5. Levy of Interest under Section 201(1A):
The Commissioner and the High Court emphasized that interest under section 201(1A) is mandatory and compensatory, not penal. The Tribunal's decision to absolve the respondent of interest liability was overturned, reinforcing that interest accrues until the tax is paid, regardless of who pays it.

6. Limitation Period for Passing the Order:
The Tribunal opined that the Assessing Officer's order was beyond the reasonable period of four years. However, this issue became secondary as the primary focus was on the liability and interest determination.

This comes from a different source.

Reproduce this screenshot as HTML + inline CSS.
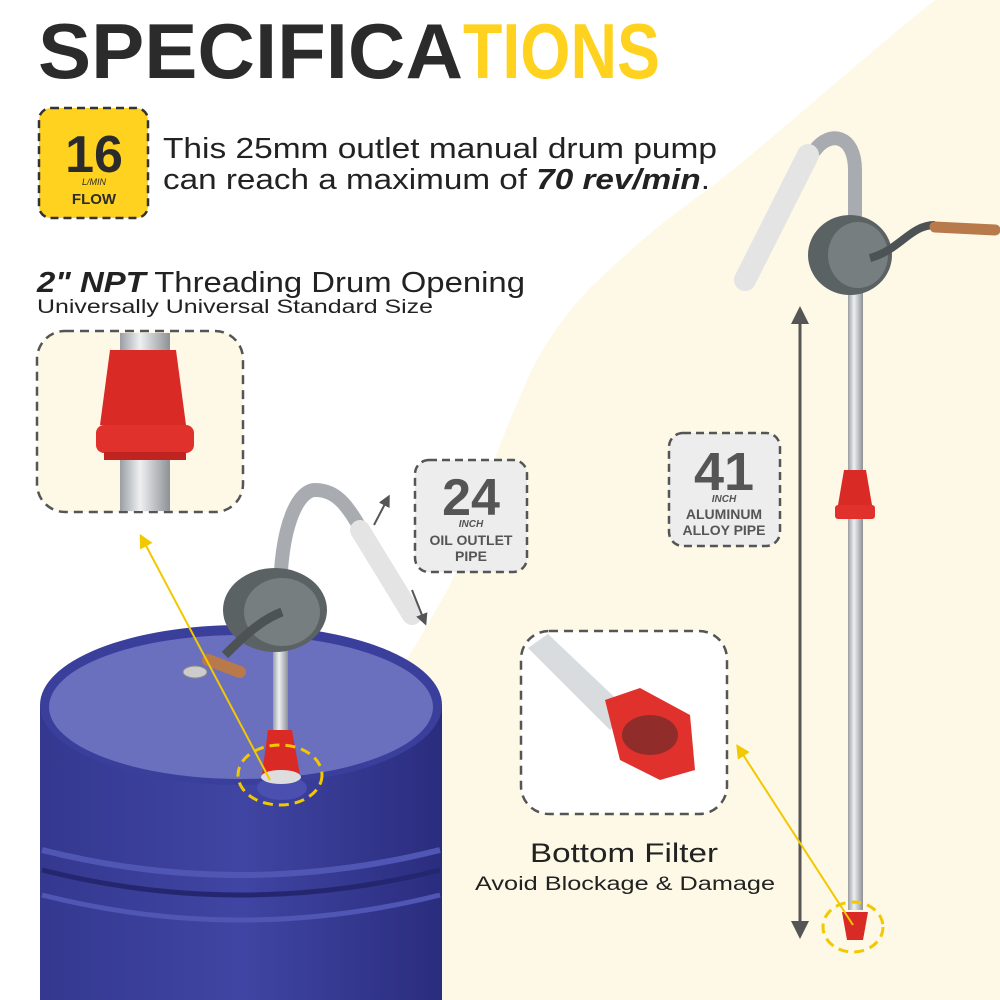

7. Recovery of Tax and Interest:
The High Court concluded that the respondent was liable for interest from the date tax was deductible until the deductee (TFCI) paid it. The court clarified that tax could not be recovered twice, and interest liability ceases once the tax is paid. The Assessing Officer had verified that TFCI paid the tax, and the respondent had paid the interest, satisfying the liability.

Conclusion:
The High Court allowed the appeals, set aside the Tribunal's orders, and restored the Commissioner's decision. The respondent was confirmed as an assessee in default, liable for interest under section 201(1A) until the tax was paid by TFCI. The court emphasized that interest is compensatory and mandatory, and bona fide belief is irrelevant to default determination under section 201.